>> Begin PROVIDED MATERIAL

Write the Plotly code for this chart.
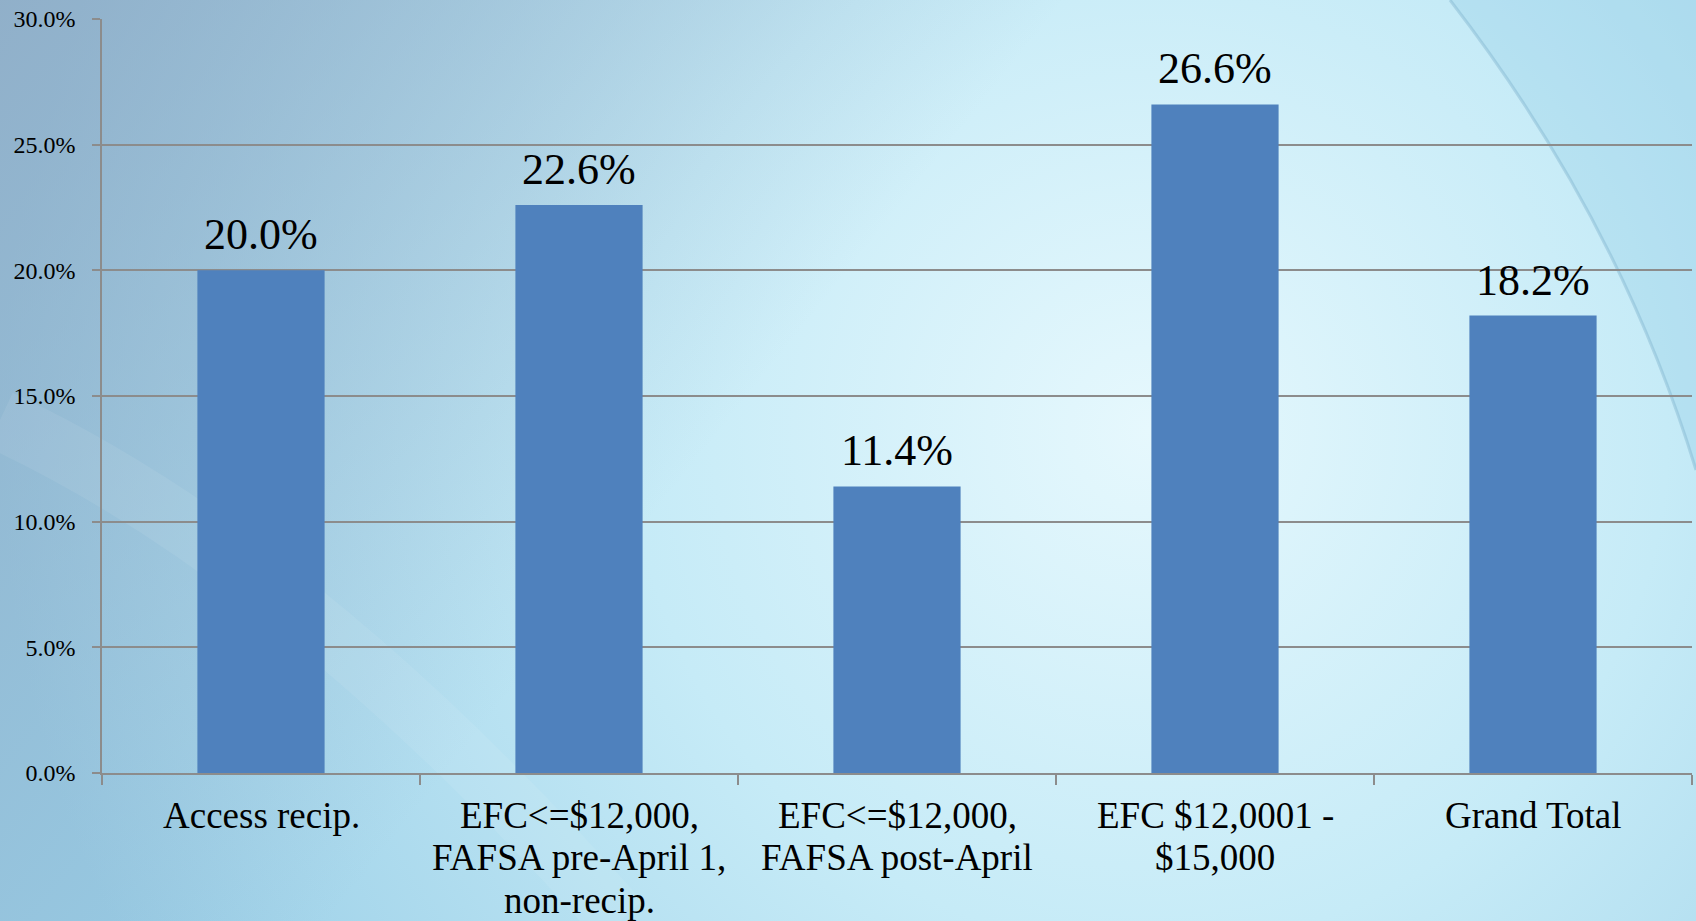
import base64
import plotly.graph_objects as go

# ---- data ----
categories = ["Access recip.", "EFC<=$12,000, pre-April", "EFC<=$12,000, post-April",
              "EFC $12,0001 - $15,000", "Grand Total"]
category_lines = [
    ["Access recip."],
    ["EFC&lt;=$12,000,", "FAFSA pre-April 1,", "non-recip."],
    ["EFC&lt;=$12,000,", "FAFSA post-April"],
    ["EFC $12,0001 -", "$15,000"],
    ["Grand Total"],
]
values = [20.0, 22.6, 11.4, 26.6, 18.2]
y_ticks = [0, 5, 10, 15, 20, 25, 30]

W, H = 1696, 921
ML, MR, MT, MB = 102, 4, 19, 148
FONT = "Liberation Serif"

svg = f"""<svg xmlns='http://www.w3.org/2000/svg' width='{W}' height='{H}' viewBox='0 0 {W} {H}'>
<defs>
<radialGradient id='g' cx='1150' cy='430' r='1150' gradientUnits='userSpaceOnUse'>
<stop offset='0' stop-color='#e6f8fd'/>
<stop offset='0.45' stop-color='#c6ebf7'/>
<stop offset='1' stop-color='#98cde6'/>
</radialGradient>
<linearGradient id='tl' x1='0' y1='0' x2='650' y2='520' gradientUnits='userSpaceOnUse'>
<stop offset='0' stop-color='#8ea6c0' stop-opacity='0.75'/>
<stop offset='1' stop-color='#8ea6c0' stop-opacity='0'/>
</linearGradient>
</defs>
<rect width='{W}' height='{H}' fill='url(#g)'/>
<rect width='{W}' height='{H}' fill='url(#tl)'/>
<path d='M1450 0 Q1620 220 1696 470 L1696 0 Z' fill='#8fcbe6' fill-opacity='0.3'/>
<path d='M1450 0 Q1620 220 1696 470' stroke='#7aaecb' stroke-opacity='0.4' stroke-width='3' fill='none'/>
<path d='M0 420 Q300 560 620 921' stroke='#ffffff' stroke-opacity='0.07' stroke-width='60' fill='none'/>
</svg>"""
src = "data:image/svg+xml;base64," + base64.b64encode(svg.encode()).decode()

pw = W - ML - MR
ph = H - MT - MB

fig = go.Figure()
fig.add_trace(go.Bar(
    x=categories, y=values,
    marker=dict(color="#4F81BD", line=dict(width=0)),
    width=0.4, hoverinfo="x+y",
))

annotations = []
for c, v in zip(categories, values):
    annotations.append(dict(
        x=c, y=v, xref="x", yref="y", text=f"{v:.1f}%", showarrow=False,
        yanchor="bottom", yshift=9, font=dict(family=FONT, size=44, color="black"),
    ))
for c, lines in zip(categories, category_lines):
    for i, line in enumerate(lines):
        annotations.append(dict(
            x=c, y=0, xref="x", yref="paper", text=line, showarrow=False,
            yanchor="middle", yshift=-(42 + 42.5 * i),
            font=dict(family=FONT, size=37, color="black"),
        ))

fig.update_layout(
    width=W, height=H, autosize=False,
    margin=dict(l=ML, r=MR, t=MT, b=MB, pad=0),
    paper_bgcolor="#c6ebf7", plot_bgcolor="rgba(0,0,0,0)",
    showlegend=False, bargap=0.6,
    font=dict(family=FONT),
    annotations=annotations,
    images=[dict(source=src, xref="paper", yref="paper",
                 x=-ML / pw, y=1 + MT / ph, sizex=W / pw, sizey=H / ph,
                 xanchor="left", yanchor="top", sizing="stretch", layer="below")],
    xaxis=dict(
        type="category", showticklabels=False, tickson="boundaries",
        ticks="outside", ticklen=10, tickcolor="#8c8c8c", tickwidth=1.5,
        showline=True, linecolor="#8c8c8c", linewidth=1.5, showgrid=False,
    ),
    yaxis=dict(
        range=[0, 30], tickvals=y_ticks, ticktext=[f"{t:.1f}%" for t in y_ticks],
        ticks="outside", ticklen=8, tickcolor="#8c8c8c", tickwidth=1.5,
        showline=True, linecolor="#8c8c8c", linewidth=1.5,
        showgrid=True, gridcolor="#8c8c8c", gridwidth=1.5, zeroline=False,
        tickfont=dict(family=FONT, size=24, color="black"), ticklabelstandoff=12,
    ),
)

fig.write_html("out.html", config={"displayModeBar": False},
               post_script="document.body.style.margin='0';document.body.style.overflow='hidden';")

>> End PROVIDED MATERIAL

### WHAT YOU SHOULD DO
Return the full material word for word. Do not include the pictures.

### OUTPUT
Write the Plotly code for this chart.
import base64
import plotly.graph_objects as go

# ---- data ----
categories = ["Access recip.", "EFC<=$12,000, pre-April", "EFC<=$12,000, post-April",
              "EFC $12,0001 - $15,000", "Grand Total"]
category_lines = [
    ["Access recip."],
    ["EFC&lt;=$12,000,", "FAFSA pre-April 1,", "non-recip."],
    ["EFC&lt;=$12,000,", "FAFSA post-April"],
    ["EFC $12,0001 -", "$15,000"],
    ["Grand Total"],
]
values = [20.0, 22.6, 11.4, 26.6, 18.2]
y_ticks = [0, 5, 10, 15, 20, 25, 30]

W, H = 1696, 921
ML, MR, MT, MB = 102, 4, 19, 148
FONT = "Liberation Serif"

svg = f"""<svg xmlns='http://www.w3.org/2000/svg' width='{W}' height='{H}' viewBox='0 0 {W} {H}'>
<defs>
<radialGradient id='g' cx='1150' cy='430' r='1150' gradientUnits='userSpaceOnUse'>
<stop offset='0' stop-color='#e6f8fd'/>
<stop offset='0.45' stop-color='#c6ebf7'/>
<stop offset='1' stop-color='#98cde6'/>
</radialGradient>
<linearGradient id='tl' x1='0' y1='0' x2='650' y2='520' gradientUnits='userSpaceOnUse'>
<stop offset='0' stop-color='#8ea6c0' stop-opacity='0.75'/>
<stop offset='1' stop-color='#8ea6c0' stop-opacity='0'/>
</linearGradient>
</defs>
<rect width='{W}' height='{H}' fill='url(#g)'/>
<rect width='{W}' height='{H}' fill='url(#tl)'/>
<path d='M1450 0 Q1620 220 1696 470 L1696 0 Z' fill='#8fcbe6' fill-opacity='0.3'/>
<path d='M1450 0 Q1620 220 1696 470' stroke='#7aaecb' stroke-opacity='0.4' stroke-width='3' fill='none'/>
<path d='M0 420 Q300 560 620 921' stroke='#ffffff' stroke-opacity='0.07' stroke-width='60' fill='none'/>
</svg>"""
src = "data:image/svg+xml;base64," + base64.b64encode(svg.encode()).decode()

pw = W - ML - MR
ph = H - MT - MB

fig = go.Figure()
fig.add_trace(go.Bar(
    x=categories, y=values,
    marker=dict(color="#4F81BD", line=dict(width=0)),
    width=0.4, hoverinfo="x+y",
))

annotations = []
for c, v in zip(categories, values):
    annotations.append(dict(
        x=c, y=v, xref="x", yref="y", text=f"{v:.1f}%", showarrow=False,
        yanchor="bottom", yshift=9, font=dict(family=FONT, size=44, color="black"),
    ))
for c, lines in zip(categories, category_lines):
    for i, line in enumerate(lines):
        annotations.append(dict(
            x=c, y=0, xref="x", yref="paper", text=line, showarrow=False,
            yanchor="middle", yshift=-(42 + 42.5 * i),
            font=dict(family=FONT, size=37, color="black"),
        ))

fig.update_layout(
    width=W, height=H, autosize=False,
    margin=dict(l=ML, r=MR, t=MT, b=MB, pad=0),
    paper_bgcolor="#c6ebf7", plot_bgcolor="rgba(0,0,0,0)",
    showlegend=False, bargap=0.6,
    font=dict(family=FONT),
    annotations=annotations,
    images=[dict(source=src, xref="paper", yref="paper",
                 x=-ML / pw, y=1 + MT / ph, sizex=W / pw, sizey=H / ph,
                 xanchor="left", yanchor="top", sizing="stretch", layer="below")],
    xaxis=dict(
        type="category", showticklabels=False, tickson="boundaries",
        ticks="outside", ticklen=10, tickcolor="#8c8c8c", tickwidth=1.5,
        showline=True, linecolor="#8c8c8c", linewidth=1.5, showgrid=False,
    ),
    yaxis=dict(
        range=[0, 30], tickvals=y_ticks, ticktext=[f"{t:.1f}%" for t in y_ticks],
        ticks="outside", ticklen=8, tickcolor="#8c8c8c", tickwidth=1.5,
        showline=True, linecolor="#8c8c8c", linewidth=1.5,
        showgrid=True, gridcolor="#8c8c8c", gridwidth=1.5, zeroline=False,
        tickfont=dict(family=FONT, size=24, color="black"), ticklabelstandoff=12,
    ),
)

fig.write_html("out.html", config={"displayModeBar": False},
               post_script="document.body.style.margin='0';document.body.style.overflow='hidden';")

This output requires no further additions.